Hurricanes, typhoons, and cyclones are all the same storm - just in different places.

The name changes depending on which ocean the storm forms in.

2 min read
Hurricanes, typhoons, and cyclones are all the same storm - just in different places.
THE FULL STORY

Big tropical storms are some of the most powerful weather events on Earth. You might hear them called hurricanes, typhoons, or cyclones - but those names all describe the same thing. The only difference is the part of the world where the storm forms.

In the Atlantic Ocean and Eastern Pacific (around the Americas), they’re called hurricanes. In the Western Pacific (Japan, Philippines, China), the same kind of storm is called a typhoon. In the Indian Ocean and around Australia, they’re called cyclones. Scientifically, all of them are properly known as tropical cyclones.
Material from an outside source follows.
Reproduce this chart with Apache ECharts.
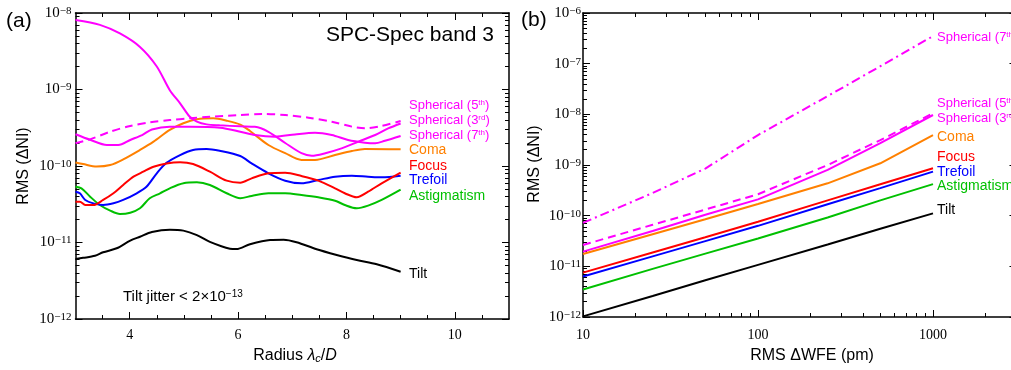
<!DOCTYPE html>
<html><head><meta charset="utf-8">
<script src="https://cdn.jsdelivr.net/npm/echarts@6/dist/echarts.min.js"></script>
<style>html,body{margin:0;padding:0;background:#fff}#c{width:1011px;height:370px}</style>
</head><body><div id="c"></div><script>
// ---------- Panel (a): RMS ΔNI vs radius (λc/D) ----------
const sph3A_r = [3.00,3.45,3.82,4.19,4.50,4.74,4.93,5.11,5.24,5.42,5.66,6.04,6.31,6.56,6.87,7.17,7.36,7.61,7.91,8.22,8.53,8.77,9.00];
const sph3A_v = [8.1e-9,7.0e-9,5.4e-9,3.6e-9,2.0e-9,9.8e-10,6.6e-10,4.4e-10,3.8e-10,3.5e-10,3.4e-10,3.3e-10,3.25e-10,2.8e-10,2.0e-10,1.47e-10,1.36e-10,1.47e-10,1.7e-10,2.08e-10,2.54e-10,3.1e-10,3.6e-10];
const sph7A_r = [3.00,3.27,3.58,3.79,4.01,4.23,4.41,4.74,5.11,5.67,6.04,6.31,6.68,7.05,7.42,7.73,8.03,8.34,8.53,8.71,9.00];
const sph7A_v = [2.6e-10,2.2e-10,1.88e-10,1.88e-10,2.19e-10,2.54e-10,3.0e-10,3.27e-10,3.27e-10,3.17e-10,2.81e-10,2.54e-10,2.42e-10,2.59e-10,2.72e-10,2.54e-10,2.19e-10,2.02e-10,1.98e-10,2.14e-10,2.47e-10];
const sph5A_r = [3.00,3.27,3.64,4.01,4.37,4.74,5.11,5.48,6.04,6.44,6.87,7.30,7.73,8.10,8.34,8.65,9.00];
const sph5A_v = [1.98e-10,2.23e-10,2.81e-10,3.34e-10,3.72e-10,3.99e-10,4.2e-10,4.41e-10,4.64e-10,4.79e-10,4.64e-10,4.28e-10,3.79e-10,3.27e-10,3.11e-10,3.34e-10,3.87e-10];
const comaA_r = [3.00,3.14,3.39,3.64,3.88,4.19,4.44,4.74,4.99,5.24,5.54,5.79,6.04,6.22,6.56,6.87,7.17,7.42,7.79,8.10,8.34,9.00];
const comaA_v = [1.11e-10,1.06e-10,9.85e-11,1.03e-10,1.22e-10,1.62e-10,2.08e-10,2.96e-10,3.62e-10,4.08e-10,4.2e-10,3.91e-10,3.48e-10,2.87e-10,1.88e-10,1.47e-10,1.2e-10,1.2e-10,1.39e-10,1.57e-10,1.67e-10,1.65e-10];
const focusA_r = [3.00,3.08,3.18,3.33,3.51,3.70,3.88,4.07,4.25,4.44,4.68,4.93,5.17,5.48,5.79,6.04,6.25,6.56,6.87,7.17,7.48,7.79,7.97,8.19,8.40,8.65,9.00];
const focusA_v = [3.41e-11,3.41e-11,3.09e-11,3.09e-11,3.6e-11,4.4e-11,5.65e-11,7.25e-11,8.42e-11,9.79e-11,1.08e-10,1.12e-10,1.06e-10,8.42e-11,6.43e-11,6.05e-11,6.9e-11,8.03e-11,8.17e-11,7.39e-11,6.43e-11,5.11e-11,4.4e-11,3.9e-11,4.61e-11,5.94e-11,8.22e-11];
const trefA_r = [3.00,3.08,3.18,3.33,3.51,3.70,3.88,4.13,4.31,4.50,4.68,4.93,5.17,5.42,5.66,6.04,6.25,6.56,6.87,7.17,7.48,7.79,8.10,8.40,8.65,9.00];
const trefA_v = [4.61e-11,4.4e-11,3.6e-11,3.25e-11,3.09e-11,3.25e-11,3.6e-11,4.4e-11,5.36e-11,8.03e-11,1.1e-10,1.39e-10,1.62e-10,1.67e-10,1.58e-10,1.35e-10,1.08e-10,8.03e-11,6.43e-11,5.94e-11,6.56e-11,7.25e-11,7.47e-11,7.25e-11,7.11e-11,7.47e-11];
const astA_r = [3.00,3.11,3.27,3.45,3.64,3.82,4.01,4.19,4.37,4.56,4.74,4.99,5.24,5.48,5.79,6.04,6.25,6.56,6.87,7.17,7.48,7.79,7.97,8.19,8.40,8.65,9.00];
const astA_v = [5.36e-11,5.11e-11,3.97e-11,3.09e-11,2.61e-11,2.36e-11,2.45e-11,2.8e-11,3.79e-11,4.4e-11,5.11e-11,5.94e-11,6.12e-11,5.65e-11,4.4e-11,3.79e-11,4.06e-11,4.4e-11,4.4e-11,4.18e-11,3.9e-11,3.52e-11,3.09e-11,2.8e-11,3.03e-11,3.6e-11,4.9e-11];
const tiltA_r = [3.00,3.14,3.36,3.51,3.76,4.01,4.19,4.41,4.74,4.99,5.24,5.48,5.85,5.97,6.22,6.59,6.84,7.08,7.45,7.82,8.19,8.56,9.00];
const tiltA_v = [6.1e-12,6.3e-12,6.7e-12,7.45e-12,8.4e-12,1.06e-11,1.19e-11,1.37e-11,1.47e-11,1.43e-11,1.25e-11,1.02e-11,8.3e-12,8.2e-12,9.5e-12,1.08e-11,1.09e-11,1.01e-11,8.15e-12,6.87e-12,5.9e-12,5.2e-12,4.15e-12];

// ---------- Panel (b): RMS ΔNI vs RMS ΔWFE (pm) ----------
const wfe = [10,25,50,100,250,500,1000];
const tiltB  = [1.03e-12,2.6e-12,5.3e-12,1.07e-11,2.7e-11,5.5e-11,1.11e-10];
const astB   = [3.5e-12,8.9e-12,1.78e-11,3.55e-11,9.2e-11,2.0e-10,4.2e-10];
const trefB  = [6.3e-12,1.57e-11,3.14e-11,6.3e-11,1.68e-10,3.5e-10,7.4e-10];
const focusB = [7.5e-12,1.87e-11,3.76e-11,7.6e-11,2.0e-10,4.17e-10,8.6e-10];
const comaB  = [1.75e-11,4.3e-11,8.5e-11,1.7e-10,4.35e-10,1.08e-9,3.9e-9];
const sph3B  = [1.95e-11,5.0e-11,1.04e-10,2.1e-10,8.0e-10,2.7e-9,9.7e-9];
const sph5B  = [2.64e-11,6.6e-11,1.32e-10,2.65e-10,1.0e-9,3.1e-9,1.05e-8];
const sph7B  = [7.2e-11,2.8e-10,8.5e-10,3.9e-9,2.29e-8,8.9e-8,3.5e-7];

// tick labels
const xTicksA = [4,6,8,10];
const xTicksB = [10,100,1000];

const COL = {mag:'#ff00ff', ora:'#ff8000', red:'#ff0000', blu:'#0000ff', grn:'#00c000', blk:'#000000'};
const SANS = 'Liberation Sans', SERIF = 'Liberation Serif';

const chart = echarts.init(document.getElementById('c'));
const pairs = (xs, ys) => xs.map((x, i) => [x, ys[i]]);

function minorLog(lo, hi) { const out = []; for (let d = lo; d < hi; d++) for (let k = 2; k <= 9; k++) { const v = d + Math.log10(k); if (v <= hi + 1e-9) out.push(v); } return out; }
function majorLog(lo, hi) { const out = []; for (let d = Math.ceil(lo); d <= hi; d++) out.push(d); return out; }

function deco(dim, gridIndex, position, min, max, vals, len, showLine) {
  return {type:'value', gridIndex, position, min, max,
    axisLine:{show:showLine, lineStyle:{color:'#000', width:1.5}},
    axisTick:{show:true, inside:true, length:len, customValues:vals, lineStyle:{color:'#000', width:1}},
    axisLabel:{show:false}, splitLine:{show:false}};
}
const expRich = {b:{fontFamily:SERIF, fontSize:15, color:'#000'}, s:{fontFamily:SERIF, fontSize:11, color:'#000', verticalAlign:'top'}};
function expFmt(v) { const l = Math.log10(v); const e = Math.round(l); if (Math.abs(l - e) > 1e-6) return ''; return '{b|10}{s|\u2212' + (-e) + '}'; }

const minorX_A = []; for (let v = 3.5; v <= 10.5; v += 0.5) if (xTicksA.indexOf(v) < 0) minorX_A.push(v);
const lxMaxB = Math.log10(3000);
const minorX_B = minorLog(1, lxMaxB);

const xAxis = [
  {type:'value', gridIndex:0, position:'bottom', min:3, max:11,
   axisLine:{show:true, lineStyle:{color:'#000', width:1.5}},
   axisTick:{show:true, inside:true, length:7, customValues:xTicksA, lineStyle:{color:'#000'}},
   axisLabel:{customValues:xTicksA, fontFamily:SERIF, fontSize:14, color:'#000', margin:9},
   splitLine:{show:false}},
  deco('x',0,'bottom',3,11,minorX_A,4,false),
  deco('x',0,'top',3,11,xTicksA,7,true),
  deco('x',0,'top',3,11,minorX_A,4,false),
  {type:'log', gridIndex:1, position:'bottom', min:10, max:3000, logBase:10,
   axisLine:{show:true, lineStyle:{color:'#000', width:1.5}},
   axisTick:{show:true, inside:true, length:7, lineStyle:{color:'#000'}},
   axisLabel:{fontFamily:SERIF, fontSize:14, color:'#000', margin:11, showMaxLabel:false,
     formatter:v => { const l = Math.log10(v); return Math.abs(l - Math.round(l)) < 1e-6 && xTicksB.indexOf(Math.round(v)) >= 0 ? String(Math.round(v)) : ''; }},
   splitLine:{show:false}},
  deco('x',1,'bottom',1,lxMaxB,minorX_B,4,false),
  deco('x',1,'top',1,lxMaxB,majorLog(1,lxMaxB),7,true),
  deco('x',1,'top',1,lxMaxB,minorX_B,4,false)
];
const yAxis = [
  {type:'log', gridIndex:0, position:'left', min:1e-12, max:1e-8, logBase:10,
   axisLine:{show:true, lineStyle:{color:'#000', width:1.5}},
   axisTick:{show:true, inside:true, length:7, lineStyle:{color:'#000'}},
   axisLabel:{formatter:expFmt, rich:expRich, margin:4}, splitLine:{show:false}},
  deco('y',0,'left',-12,-8,minorLog(-12,-8),4,false),
  deco('y',0,'right',-12,-8,majorLog(-12,-8),7,true),
  deco('y',0,'right',-12,-8,minorLog(-12,-8),4,false),
  {type:'log', gridIndex:1, position:'left', min:1e-12, max:1e-6, logBase:10,
   axisLine:{show:true, lineStyle:{color:'#000', width:1.5}},
   axisTick:{show:true, inside:true, length:7, lineStyle:{color:'#000'}},
   axisLabel:{formatter:expFmt, rich:expRich, margin:2}, splitLine:{show:false}},
  deco('y',1,'left',-12,-6,minorLog(-12,-6),4,false),
  deco('y',1,'right',-12,-6,majorLog(-12,-6),7,true),
  deco('y',1,'right',-12,-6,minorLog(-12,-6),4,false)
];

function line(name, data, color, xi, type, smooth) {
  return {type:'line', name, data, xAxisIndex:xi, yAxisIndex:xi, showSymbol:false, symbol:'none',
    smooth: smooth ? 0.3 : false, silent:true, z:3,
    lineStyle:{color, width:2, type: type || 'solid'}};
}
const series = [
  line('Tilt', pairs(tiltA_r, tiltA_v), COL.blk, 0, null, true),
  line('Astigmatism', pairs(astA_r, astA_v), COL.grn, 0, null, true),
  line('Trefoil', pairs(trefA_r, trefA_v), COL.blu, 0, null, true),
  line('Focus', pairs(focusA_r, focusA_v), COL.red, 0, null, true),
  line('Coma', pairs(comaA_r, comaA_v), COL.ora, 0, null, true),
  line('Spherical (7th)', pairs(sph7A_r, sph7A_v), COL.mag, 0, null, true),
  line('Spherical (3rd)', pairs(sph3A_r, sph3A_v), COL.mag, 0, null, true),
  line('Spherical (5th)', pairs(sph5A_r, sph5A_v), COL.mag, 0, [8,5], true),
  line('Tilt', pairs(wfe, tiltB), COL.blk, 4),
  line('Astigmatism', pairs(wfe, astB), COL.grn, 4),
  line('Trefoil', pairs(wfe, trefB), COL.blu, 4),
  line('Focus', pairs(wfe, focusB), COL.red, 4),
  line('Coma', pairs(wfe, comaB), COL.ora, 4),
  line('Spherical (3rd)', pairs(wfe, sph3B), COL.mag, 4),
  line('Spherical (5th)', pairs(wfe, sph5B), COL.mag, 4, [8,5]),
  line('Spherical (7th)', pairs(wfe, sph7B), COL.mag, 4, [9,4,2,4])
];

function txt(x, y, text, opts) {
  const o = opts || {};
  return {type:'text', x, y, rotation:o.rot || 0, silent:true, z:10,
    style:{text, fill:o.fill || '#000', fontFamily:o.ff || SANS, fontSize:o.fs || 14,
      fontStyle:o.fst || 'normal', align:o.align || 'left', verticalAlign:'middle', rich:o.rich}};
}
function supLabel(x, y, main, sup, color, fs) {
  const rich = {m:{fill:color, fontFamily:SANS, fontSize:fs}, u:{fill:color, fontFamily:SANS, fontSize:Math.round(fs*0.6), verticalAlign:'top'}};
  return txt(x, y, '{m|' + main + '}{u|' + sup + '}{m|)}', {rich, fill:color, fs});
}
const graphic = [
  txt(6, 21, '(a)', {fs:21}),
  txt(521, 20, '(b)', {fs:21}),
  txt(494, 35, 'SPC-Spec band 3', {fs:21, align:'right'}),
  txt(123, 297, '{n|Tilt jitter < 2\u00d710}{u|\u221213}', {rich:{n:{fill:'#000', fontFamily:SANS, fontSize:15}, u:{fill:'#000', fontFamily:SANS, fontSize:10, verticalAlign:'top'}}}),
  txt(24, 166, 'RMS (\u0394NI)', {fs:16, rot:Math.PI/2, align:'center'}),
  txt(535, 164, 'RMS (\u0394NI)', {fs:16, rot:Math.PI/2, align:'center'}),
  txt(295, 356, '{n|Radius }{i|\u03bb}{c|c}{n|/}{i|D}', {align:'center', rich:{
      n:{fill:'#000', fontFamily:SANS, fontSize:16}, i:{fill:'#000', fontFamily:SANS, fontSize:16, fontStyle:'italic'},
      c:{fill:'#000', fontFamily:SANS, fontSize:11, fontStyle:'italic', verticalAlign:'bottom'}}}),
  txt(812, 356, 'RMS \u0394WFE (pm)', {fs:16, align:'center'}),
  // panel (a) labels
  supLabel(409, 105, 'Spherical (5', 'th', COL.mag, 13),
  supLabel(409, 120, 'Spherical (3', 'rd', COL.mag, 13),
  supLabel(409, 135, 'Spherical (7', 'th', COL.mag, 13),
  txt(409, 150, 'Coma', {fill:COL.ora}),
  txt(409, 166, 'Focus', {fill:COL.red}),
  txt(409, 180, 'Trefoil', {fill:COL.blu}),
  txt(409, 196, 'Astigmatism', {fill:COL.grn}),
  txt(409, 274, 'Tilt', {fill:COL.blk}),
  // panel (b) labels
  supLabel(937, 37, 'Spherical (7', 'th', COL.mag, 13),
  supLabel(937, 103, 'Spherical (5', 'th', COL.mag, 13),
  supLabel(937, 118, 'Spherical (3', 'rd', COL.mag, 13),
  txt(937, 137, 'Coma', {fill:COL.ora}),
  txt(937, 157, 'Focus', {fill:COL.red}),
  txt(937, 172, 'Trefoil', {fill:COL.blu}),
  txt(937, 186, 'Astigmatism', {fill:COL.grn}),
  txt(937, 210, 'Tilt', {fill:COL.blk})
];

chart.setOption({
  animation:false,
  backgroundColor:'#fff',
  textStyle:{fontFamily:SANS},
  grid:[
    {left:75.5, top:13, width:433.5, height:306, outerBoundsMode:'none', containLabel:false},
    {left:583, top:13, width:433.5, height:304, outerBoundsMode:'none', containLabel:false}
  ],
  xAxis, yAxis, series, graphic
});
</script></body></html>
Despite the different names, they all form the same way. Warm ocean water - at least 80°F - heats the air above it. That warm air rises, creating low pressure that pulls in more air, which gets heated and rises too. The Earth’s rotation makes the whole system spin (counterclockwise in the Northern Hemisphere, clockwise in the Southern). Once the rotation gets strong enough and the winds hit a certain speed, it earns its name. Same storm, different ocean, three different titles.